Is there any relationship, at least in principle and end result, between the Monheimer salt sponge process and CLAS? I'm thinking of the Monheimer method's yeast retardation in favor of LAB development and intense souring over a long, warm initial ferment, followed by the use of cultured yeast in the final dough.
I haven't used it yet, but there are similarities! Very high acidity in both, stay usable for a long time after refreshment. Obviously, what's different is that CLAS has no yeast and no salt.
Rus Brot likes Monheim sourdough, says it's the best way to make single-stage rye bread:
http://brotgost.blogspot.com/2016/01/salzsauer.html
https://www.youtube.com/watch?v=DPK3ACdP1iU
Cool, thanks, Ilya. No yeast - ever?

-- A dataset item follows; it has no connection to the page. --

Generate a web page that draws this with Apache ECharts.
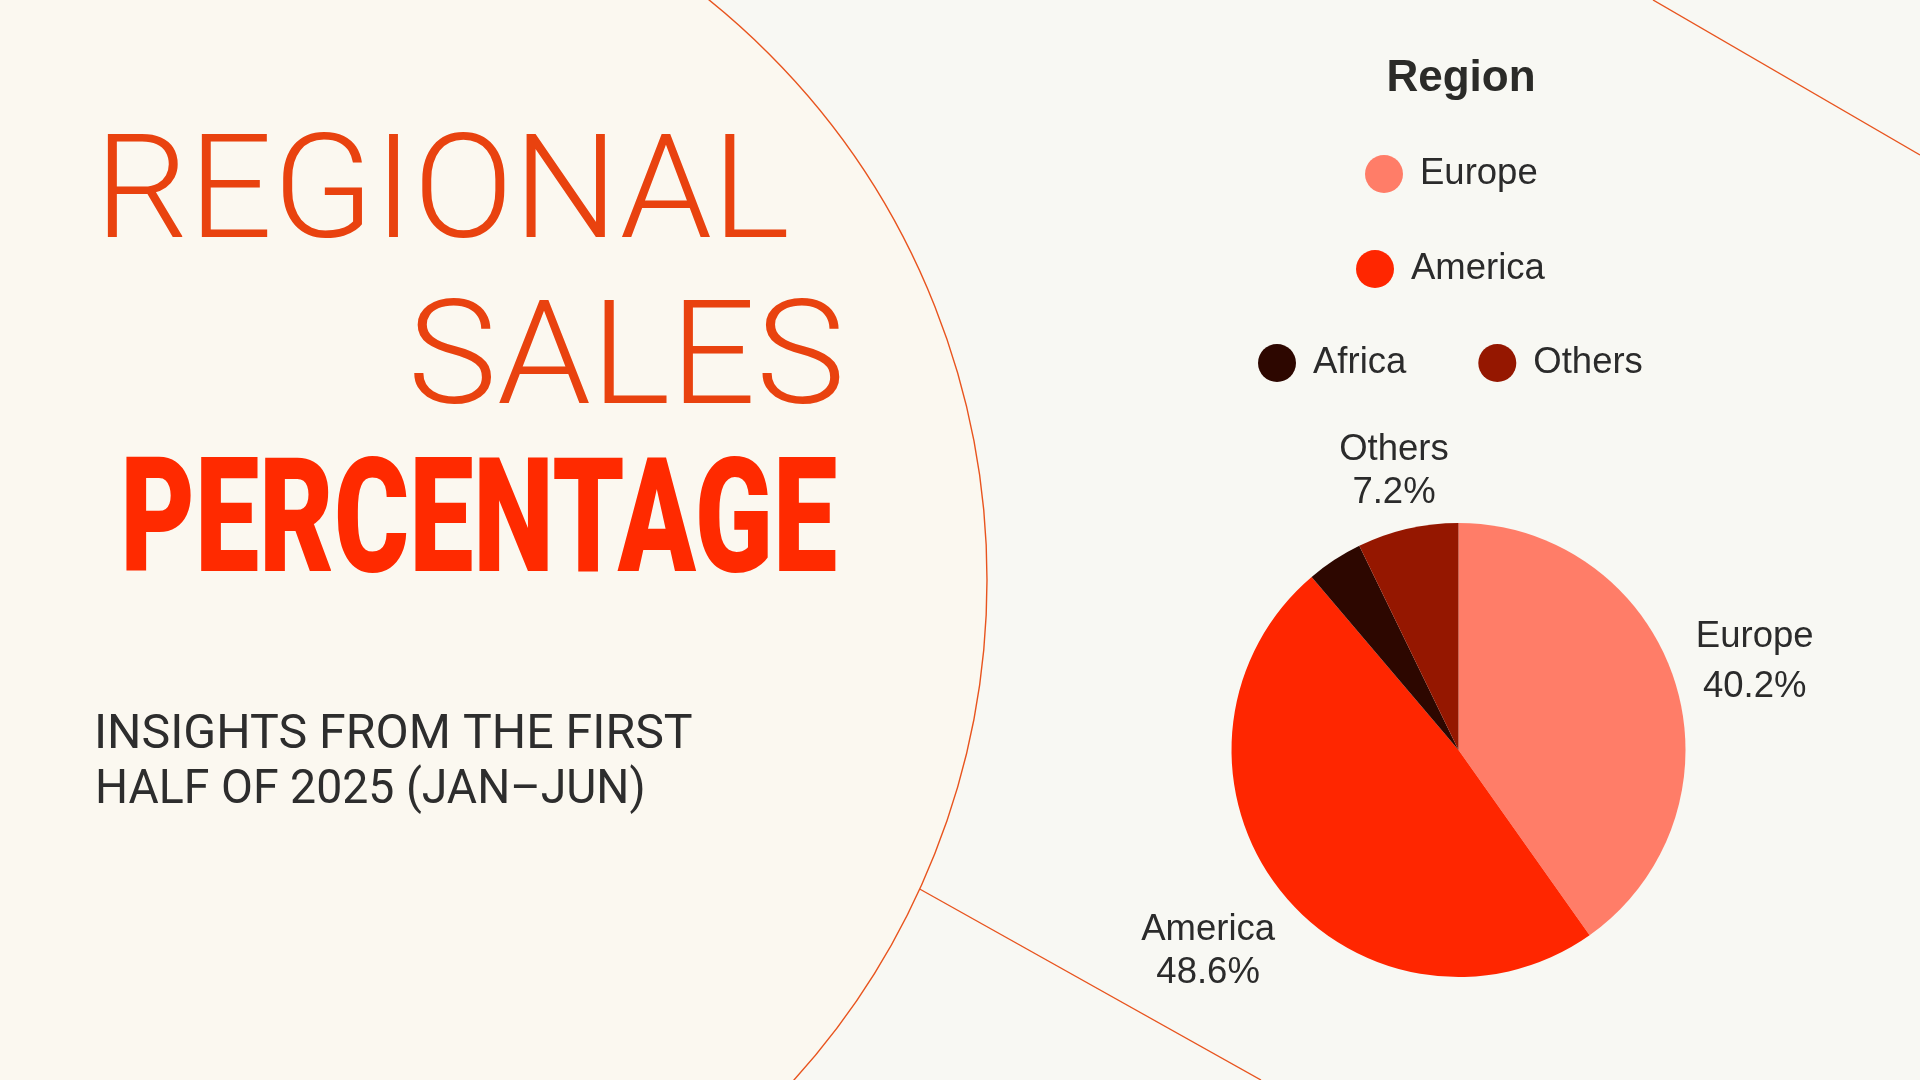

I thought it was added in to the final dough as the leavening component, after the intensive LAB development/yeast retardation.
What I meant is that the CLAS itself has no yeast in it. Unlike Monheim sourdough, which does. Both require addition of yeast to the dough.
The Monheimer I used from brotdoc doesn't -
I just looked up Ginsberg, and there's no yeast there, either. That's what seemed so similar to me (though I only know just a bit from you and Yippee - the idea, more than anything else, not the procedure). The comparative suppression of yeast and encouragement of LABs/souring over the initial period, followed by cultured yeast in the final dough.
Stiff rye starter contains yeast, so the whole sourdough will have yeast. No commercial yeast, if that's what you mean, that's true.
On the other hand, CLAS is made in a way that suppresses yeast from the beginning and doesn't let them grow, so it doesn't have any yeast in it.
OK, gotcha. Thanks for the clarification, Ilya. Interesting.